Information
- League: Negro National League (I) (1931); Negro Southern League (1932); Negro National League (II) (1933);
- Location: Indianapolis, Indiana
- Ballpark: Perry Stadium; Hamtramck Stadium;
- Established: 1931
- Disbanded: 1933
- Nicknames: Indianapolis ABCs (1931-April 1933); Detroit Stars (April–September 1933);

= Indianapolis ABCs (1931–1933) =

Negro league baseball team (1931–1933)

The Indianapolis ABCs, later briefly the Detroit Stars, were a major Negro league baseball team that played in three different leagues in each of its three seasons in existence from 1931 through 1933.

== Indianapolis ABCs ==

Five years after the demise of the original Indianapolis ABCs, Candy Jim Taylor brought Negro league baseball back to Indianapolis and organized a new franchise called the ABCs.
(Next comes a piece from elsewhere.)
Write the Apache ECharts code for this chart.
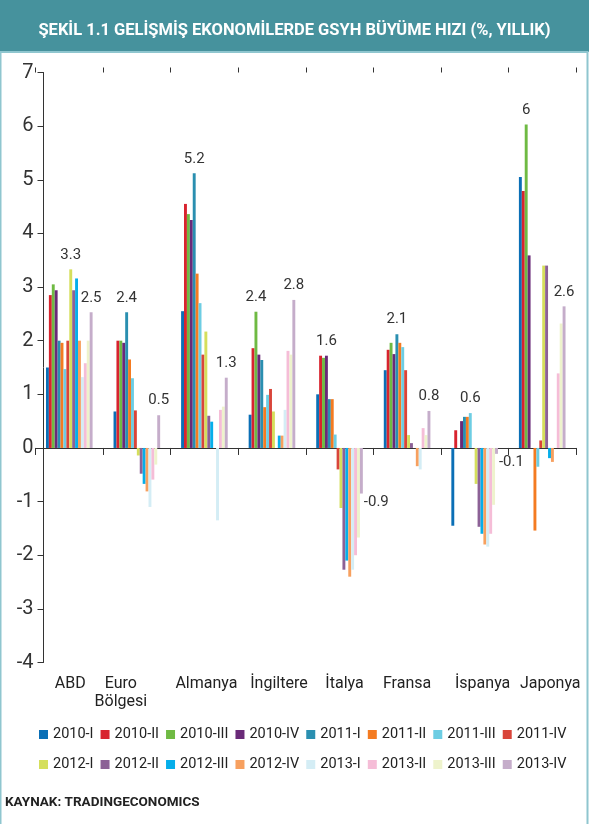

They played in the original Negro National League's final season in 1931, when the league collapsed. They then joined the Negro Southern League for 1932. In 1933, Taylor brought the ABCs into Gus Greenlee's new Negro National League for its inaugural season. However, the Cole's American Giants moved their 1933 home games to Indianapolis (and to the ABCs home field) due to a lease dispute with their Chicago ballpark. Low attendance led Taylor to move the club to Detroit shortly after opening day.

== Detroit Stars ==

In April 1933, shortly after opening day, the team shifted to Detroit and were renamed the Stars, the name of a former team in that city. The team lasted for the rest of the season before disbanding.